INSTRUCTIONS TO FOLLOW:
Of the lines in this listing, how many contain the word "chart"? Give the number and nothing else.

RECORDED DATA:

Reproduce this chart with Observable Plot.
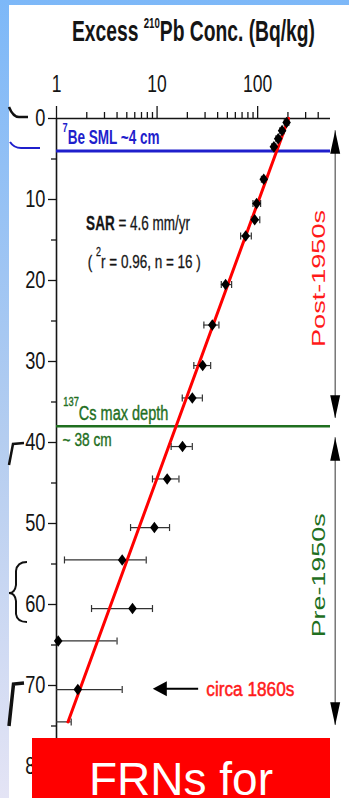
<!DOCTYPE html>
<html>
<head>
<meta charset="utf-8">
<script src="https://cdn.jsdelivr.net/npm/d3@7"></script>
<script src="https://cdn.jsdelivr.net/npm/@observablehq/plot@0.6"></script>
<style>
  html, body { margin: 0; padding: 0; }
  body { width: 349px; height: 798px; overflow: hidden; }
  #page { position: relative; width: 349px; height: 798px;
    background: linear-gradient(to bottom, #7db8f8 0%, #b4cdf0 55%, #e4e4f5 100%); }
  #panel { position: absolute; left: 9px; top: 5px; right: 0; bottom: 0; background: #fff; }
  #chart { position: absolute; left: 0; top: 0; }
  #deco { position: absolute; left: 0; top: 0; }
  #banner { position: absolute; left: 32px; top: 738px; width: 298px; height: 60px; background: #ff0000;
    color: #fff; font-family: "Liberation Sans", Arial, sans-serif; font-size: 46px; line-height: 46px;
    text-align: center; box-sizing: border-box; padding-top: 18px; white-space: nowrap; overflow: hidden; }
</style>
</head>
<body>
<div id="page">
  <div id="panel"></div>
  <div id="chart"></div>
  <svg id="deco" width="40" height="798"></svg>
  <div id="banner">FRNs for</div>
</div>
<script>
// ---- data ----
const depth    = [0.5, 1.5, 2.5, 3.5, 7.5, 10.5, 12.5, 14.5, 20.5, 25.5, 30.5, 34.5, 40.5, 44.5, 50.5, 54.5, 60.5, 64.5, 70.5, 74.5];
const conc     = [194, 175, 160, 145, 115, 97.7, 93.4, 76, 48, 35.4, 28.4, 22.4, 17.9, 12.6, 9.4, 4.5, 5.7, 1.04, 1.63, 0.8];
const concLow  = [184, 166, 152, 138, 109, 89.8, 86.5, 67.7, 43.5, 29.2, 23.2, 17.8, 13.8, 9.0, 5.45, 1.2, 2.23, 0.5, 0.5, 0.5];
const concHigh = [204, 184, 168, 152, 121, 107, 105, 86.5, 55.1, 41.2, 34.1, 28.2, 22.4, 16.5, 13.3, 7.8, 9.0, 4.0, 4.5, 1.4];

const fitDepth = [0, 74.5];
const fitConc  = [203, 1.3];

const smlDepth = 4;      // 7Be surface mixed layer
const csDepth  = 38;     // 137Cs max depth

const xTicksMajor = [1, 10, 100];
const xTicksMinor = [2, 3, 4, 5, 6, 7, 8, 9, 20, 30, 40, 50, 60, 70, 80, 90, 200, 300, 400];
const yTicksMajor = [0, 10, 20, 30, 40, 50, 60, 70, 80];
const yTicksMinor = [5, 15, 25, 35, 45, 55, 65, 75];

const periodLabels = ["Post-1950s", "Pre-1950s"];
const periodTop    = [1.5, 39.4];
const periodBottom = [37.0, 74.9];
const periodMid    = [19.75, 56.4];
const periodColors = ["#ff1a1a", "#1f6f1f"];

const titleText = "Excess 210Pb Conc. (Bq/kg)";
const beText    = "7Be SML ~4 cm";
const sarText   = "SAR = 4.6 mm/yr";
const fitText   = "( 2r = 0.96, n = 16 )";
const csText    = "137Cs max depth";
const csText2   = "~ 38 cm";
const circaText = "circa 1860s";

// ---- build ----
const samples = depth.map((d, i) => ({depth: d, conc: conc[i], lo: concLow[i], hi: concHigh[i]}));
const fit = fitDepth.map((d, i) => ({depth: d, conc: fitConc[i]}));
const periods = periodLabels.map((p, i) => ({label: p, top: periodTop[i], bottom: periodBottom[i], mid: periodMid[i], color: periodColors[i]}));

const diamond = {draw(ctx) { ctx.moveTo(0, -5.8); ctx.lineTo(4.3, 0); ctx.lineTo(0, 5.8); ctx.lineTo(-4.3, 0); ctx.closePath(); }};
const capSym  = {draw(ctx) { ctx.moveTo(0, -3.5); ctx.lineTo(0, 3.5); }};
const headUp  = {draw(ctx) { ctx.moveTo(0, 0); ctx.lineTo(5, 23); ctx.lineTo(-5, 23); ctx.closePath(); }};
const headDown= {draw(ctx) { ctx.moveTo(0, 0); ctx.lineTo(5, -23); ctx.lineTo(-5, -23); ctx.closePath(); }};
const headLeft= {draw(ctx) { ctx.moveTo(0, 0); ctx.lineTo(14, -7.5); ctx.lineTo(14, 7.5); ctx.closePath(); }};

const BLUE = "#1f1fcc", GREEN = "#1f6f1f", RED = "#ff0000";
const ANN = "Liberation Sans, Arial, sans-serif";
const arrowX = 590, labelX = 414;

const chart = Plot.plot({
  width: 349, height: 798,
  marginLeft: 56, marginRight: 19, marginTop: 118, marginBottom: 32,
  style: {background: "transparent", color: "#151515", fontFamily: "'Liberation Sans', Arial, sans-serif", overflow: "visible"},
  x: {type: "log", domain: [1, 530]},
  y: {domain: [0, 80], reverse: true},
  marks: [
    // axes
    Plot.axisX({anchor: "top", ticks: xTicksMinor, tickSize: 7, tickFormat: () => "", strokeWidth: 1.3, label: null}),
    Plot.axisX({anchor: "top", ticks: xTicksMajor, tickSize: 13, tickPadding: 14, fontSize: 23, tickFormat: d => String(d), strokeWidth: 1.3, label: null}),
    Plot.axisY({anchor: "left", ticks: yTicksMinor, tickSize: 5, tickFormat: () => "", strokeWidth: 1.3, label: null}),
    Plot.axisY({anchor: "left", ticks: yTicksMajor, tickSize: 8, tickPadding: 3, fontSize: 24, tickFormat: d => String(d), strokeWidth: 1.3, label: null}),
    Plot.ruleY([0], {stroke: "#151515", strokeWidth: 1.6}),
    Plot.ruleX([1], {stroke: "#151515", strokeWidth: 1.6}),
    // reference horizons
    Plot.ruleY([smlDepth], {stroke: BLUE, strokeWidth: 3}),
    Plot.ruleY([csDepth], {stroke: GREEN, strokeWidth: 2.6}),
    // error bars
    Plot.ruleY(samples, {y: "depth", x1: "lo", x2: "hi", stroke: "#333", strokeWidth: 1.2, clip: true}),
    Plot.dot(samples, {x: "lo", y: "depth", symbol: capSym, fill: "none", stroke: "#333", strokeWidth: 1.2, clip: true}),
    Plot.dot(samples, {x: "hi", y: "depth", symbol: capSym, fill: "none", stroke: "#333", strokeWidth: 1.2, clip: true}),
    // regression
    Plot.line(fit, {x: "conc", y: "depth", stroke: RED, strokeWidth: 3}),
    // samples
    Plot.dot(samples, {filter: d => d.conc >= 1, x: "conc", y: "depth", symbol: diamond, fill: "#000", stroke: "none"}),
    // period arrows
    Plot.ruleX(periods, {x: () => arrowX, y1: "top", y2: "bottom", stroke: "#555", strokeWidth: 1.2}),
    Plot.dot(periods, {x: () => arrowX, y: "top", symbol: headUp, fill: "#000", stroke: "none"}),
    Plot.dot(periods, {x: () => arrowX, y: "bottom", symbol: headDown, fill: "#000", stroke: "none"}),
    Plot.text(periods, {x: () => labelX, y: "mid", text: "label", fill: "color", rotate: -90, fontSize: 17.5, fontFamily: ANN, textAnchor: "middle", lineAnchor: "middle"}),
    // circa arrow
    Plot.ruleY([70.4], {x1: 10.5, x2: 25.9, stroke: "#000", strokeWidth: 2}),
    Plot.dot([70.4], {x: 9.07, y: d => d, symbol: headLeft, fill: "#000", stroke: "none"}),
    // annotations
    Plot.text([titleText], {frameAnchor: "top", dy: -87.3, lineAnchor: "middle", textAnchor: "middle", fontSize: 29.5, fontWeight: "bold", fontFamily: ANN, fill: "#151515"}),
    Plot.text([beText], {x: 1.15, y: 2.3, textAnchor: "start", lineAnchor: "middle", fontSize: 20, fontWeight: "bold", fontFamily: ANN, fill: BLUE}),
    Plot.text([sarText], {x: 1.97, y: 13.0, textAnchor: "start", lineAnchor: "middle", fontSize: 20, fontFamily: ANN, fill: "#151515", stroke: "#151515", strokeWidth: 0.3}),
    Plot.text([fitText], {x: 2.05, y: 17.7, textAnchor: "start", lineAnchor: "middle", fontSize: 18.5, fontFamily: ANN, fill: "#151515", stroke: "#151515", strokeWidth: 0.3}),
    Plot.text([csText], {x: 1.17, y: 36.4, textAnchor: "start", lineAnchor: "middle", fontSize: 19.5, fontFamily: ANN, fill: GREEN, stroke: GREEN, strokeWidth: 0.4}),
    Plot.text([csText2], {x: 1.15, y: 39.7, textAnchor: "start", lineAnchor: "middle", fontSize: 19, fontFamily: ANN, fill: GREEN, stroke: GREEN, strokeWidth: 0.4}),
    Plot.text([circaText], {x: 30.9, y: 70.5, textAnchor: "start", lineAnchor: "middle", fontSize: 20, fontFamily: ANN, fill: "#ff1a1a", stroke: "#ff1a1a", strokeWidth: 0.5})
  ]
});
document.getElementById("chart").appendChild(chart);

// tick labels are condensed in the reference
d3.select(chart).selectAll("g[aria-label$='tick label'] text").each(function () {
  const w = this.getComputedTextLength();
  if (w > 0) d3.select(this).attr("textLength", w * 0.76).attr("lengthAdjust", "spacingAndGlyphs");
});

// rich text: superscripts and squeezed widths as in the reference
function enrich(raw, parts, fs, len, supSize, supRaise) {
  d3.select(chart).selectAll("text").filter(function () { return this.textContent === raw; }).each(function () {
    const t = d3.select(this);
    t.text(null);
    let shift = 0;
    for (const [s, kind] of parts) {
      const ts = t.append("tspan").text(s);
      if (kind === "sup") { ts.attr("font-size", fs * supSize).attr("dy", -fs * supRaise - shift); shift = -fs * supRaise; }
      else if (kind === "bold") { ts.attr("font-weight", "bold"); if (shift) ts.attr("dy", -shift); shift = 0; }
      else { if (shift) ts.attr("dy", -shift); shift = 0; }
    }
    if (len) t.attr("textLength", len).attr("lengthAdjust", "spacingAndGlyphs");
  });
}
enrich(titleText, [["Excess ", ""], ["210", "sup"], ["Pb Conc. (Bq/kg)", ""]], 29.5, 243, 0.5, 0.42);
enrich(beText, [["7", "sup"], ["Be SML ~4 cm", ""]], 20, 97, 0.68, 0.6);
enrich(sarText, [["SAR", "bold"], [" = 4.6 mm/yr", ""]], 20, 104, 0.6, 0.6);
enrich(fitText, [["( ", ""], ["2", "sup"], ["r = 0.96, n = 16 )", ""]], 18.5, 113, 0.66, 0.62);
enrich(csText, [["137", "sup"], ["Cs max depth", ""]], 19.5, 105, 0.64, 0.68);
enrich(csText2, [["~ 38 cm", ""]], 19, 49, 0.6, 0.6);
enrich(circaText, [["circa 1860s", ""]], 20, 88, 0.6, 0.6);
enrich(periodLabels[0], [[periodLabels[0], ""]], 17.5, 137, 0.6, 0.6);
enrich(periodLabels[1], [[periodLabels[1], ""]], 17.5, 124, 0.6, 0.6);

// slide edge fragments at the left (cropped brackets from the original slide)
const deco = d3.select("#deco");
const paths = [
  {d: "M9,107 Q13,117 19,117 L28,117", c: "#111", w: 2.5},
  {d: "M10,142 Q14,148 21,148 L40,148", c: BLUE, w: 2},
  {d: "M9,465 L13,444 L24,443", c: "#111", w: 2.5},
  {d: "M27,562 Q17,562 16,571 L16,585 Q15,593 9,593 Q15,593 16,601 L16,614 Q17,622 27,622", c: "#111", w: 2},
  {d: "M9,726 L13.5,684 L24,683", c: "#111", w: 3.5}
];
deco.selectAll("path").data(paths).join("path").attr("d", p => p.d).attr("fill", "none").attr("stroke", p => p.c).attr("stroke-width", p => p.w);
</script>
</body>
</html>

FULL OUTPUT:
7